Dataset entries -
═══

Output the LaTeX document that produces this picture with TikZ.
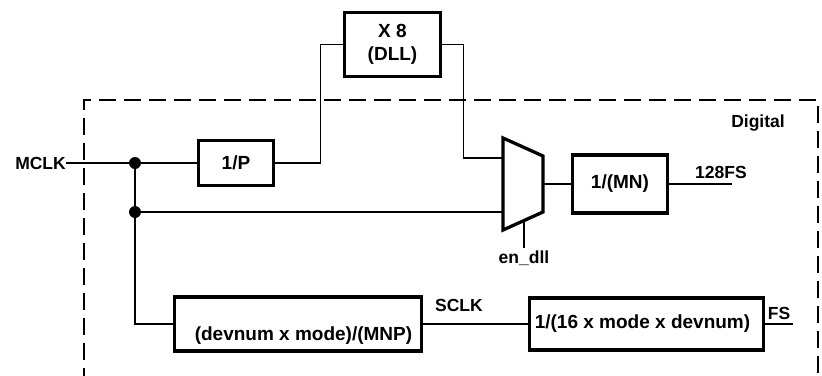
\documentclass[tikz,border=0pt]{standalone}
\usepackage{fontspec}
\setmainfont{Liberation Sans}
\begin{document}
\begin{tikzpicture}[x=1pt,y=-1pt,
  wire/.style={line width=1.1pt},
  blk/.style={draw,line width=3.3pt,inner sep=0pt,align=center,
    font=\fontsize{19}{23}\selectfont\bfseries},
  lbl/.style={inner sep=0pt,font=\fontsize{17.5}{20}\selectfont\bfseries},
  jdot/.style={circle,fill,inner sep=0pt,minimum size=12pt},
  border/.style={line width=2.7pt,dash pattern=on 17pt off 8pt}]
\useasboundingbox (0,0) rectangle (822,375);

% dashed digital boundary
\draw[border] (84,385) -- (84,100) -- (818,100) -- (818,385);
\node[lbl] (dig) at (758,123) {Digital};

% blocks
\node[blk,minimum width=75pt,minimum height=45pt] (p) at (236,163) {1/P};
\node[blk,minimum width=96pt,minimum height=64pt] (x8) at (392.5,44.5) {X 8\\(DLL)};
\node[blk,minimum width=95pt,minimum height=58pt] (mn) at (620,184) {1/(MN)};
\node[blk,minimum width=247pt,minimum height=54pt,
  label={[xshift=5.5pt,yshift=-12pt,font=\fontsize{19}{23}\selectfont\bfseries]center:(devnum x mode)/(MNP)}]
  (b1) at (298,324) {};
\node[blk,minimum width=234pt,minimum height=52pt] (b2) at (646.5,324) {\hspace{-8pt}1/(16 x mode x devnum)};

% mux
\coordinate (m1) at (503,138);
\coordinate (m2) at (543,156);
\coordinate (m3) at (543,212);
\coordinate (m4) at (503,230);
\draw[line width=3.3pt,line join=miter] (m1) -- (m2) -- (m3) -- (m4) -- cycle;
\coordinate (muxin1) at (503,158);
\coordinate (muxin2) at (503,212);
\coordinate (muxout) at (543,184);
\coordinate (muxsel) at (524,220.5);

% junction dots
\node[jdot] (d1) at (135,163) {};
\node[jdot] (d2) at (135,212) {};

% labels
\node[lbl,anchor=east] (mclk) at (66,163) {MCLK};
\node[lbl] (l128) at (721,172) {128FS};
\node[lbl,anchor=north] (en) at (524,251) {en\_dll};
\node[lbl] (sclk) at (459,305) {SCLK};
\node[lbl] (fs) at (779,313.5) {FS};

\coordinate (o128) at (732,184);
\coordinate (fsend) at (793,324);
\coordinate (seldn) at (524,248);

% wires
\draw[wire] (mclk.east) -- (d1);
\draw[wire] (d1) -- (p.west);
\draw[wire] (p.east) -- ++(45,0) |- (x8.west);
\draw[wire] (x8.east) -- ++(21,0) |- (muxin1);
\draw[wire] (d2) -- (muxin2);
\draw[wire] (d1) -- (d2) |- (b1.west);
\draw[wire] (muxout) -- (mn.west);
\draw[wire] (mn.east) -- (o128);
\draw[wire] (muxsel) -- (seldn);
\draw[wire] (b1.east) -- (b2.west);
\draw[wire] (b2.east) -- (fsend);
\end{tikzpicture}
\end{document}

═══

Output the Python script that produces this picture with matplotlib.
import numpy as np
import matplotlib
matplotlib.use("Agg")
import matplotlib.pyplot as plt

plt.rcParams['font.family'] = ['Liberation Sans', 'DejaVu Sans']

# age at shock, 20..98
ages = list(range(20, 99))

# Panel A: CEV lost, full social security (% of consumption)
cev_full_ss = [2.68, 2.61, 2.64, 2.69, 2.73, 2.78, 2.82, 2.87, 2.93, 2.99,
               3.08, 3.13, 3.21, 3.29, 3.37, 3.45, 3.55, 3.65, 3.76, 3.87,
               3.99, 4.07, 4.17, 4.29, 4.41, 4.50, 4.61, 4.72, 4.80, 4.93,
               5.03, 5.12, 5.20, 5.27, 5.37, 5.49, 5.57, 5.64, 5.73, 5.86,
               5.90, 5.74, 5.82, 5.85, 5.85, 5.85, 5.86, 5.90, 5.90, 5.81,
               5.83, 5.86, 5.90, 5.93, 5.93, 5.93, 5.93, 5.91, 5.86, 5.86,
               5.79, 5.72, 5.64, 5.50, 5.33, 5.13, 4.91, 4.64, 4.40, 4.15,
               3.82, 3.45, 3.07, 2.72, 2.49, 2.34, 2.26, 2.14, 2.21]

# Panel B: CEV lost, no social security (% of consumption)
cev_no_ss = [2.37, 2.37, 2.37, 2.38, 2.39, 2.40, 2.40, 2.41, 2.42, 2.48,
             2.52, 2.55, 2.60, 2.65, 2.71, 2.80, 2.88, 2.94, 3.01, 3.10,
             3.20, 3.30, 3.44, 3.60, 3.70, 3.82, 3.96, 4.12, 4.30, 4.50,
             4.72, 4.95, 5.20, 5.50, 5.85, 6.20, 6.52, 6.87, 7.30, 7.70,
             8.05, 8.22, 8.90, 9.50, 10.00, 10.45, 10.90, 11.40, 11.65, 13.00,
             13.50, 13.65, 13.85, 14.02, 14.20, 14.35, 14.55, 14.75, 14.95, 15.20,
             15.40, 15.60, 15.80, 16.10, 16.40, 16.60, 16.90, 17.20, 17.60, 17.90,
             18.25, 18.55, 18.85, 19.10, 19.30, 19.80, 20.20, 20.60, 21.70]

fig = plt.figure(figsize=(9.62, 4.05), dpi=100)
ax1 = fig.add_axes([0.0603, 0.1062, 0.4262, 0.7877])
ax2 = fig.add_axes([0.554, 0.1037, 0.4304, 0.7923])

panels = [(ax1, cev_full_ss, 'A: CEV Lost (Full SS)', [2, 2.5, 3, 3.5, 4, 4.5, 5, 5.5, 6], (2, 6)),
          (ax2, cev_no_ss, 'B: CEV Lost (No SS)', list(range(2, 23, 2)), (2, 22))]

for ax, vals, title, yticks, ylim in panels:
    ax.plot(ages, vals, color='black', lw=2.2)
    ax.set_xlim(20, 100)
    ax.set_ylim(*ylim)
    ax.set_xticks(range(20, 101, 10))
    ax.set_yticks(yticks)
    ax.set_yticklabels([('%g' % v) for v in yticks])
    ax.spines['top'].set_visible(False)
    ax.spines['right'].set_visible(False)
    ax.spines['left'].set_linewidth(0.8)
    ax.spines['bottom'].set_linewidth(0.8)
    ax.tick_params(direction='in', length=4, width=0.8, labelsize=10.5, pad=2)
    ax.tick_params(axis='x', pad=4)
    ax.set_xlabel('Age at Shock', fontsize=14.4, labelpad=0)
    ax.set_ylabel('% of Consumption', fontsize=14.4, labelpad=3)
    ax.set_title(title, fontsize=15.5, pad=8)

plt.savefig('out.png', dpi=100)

═══

Exercise description - Reproduce only the lines from the one containing "Output the Python" through the one containing "ages = list(range(20, 99))", inclusive of both.

Solved problem -
Output the Python script that produces this picture with matplotlib.
import numpy as np
import matplotlib
matplotlib.use("Agg")
import matplotlib.pyplot as plt

plt.rcParams['font.family'] = ['Liberation Sans', 'DejaVu Sans']

# age at shock, 20..98
ages = list(range(20, 99))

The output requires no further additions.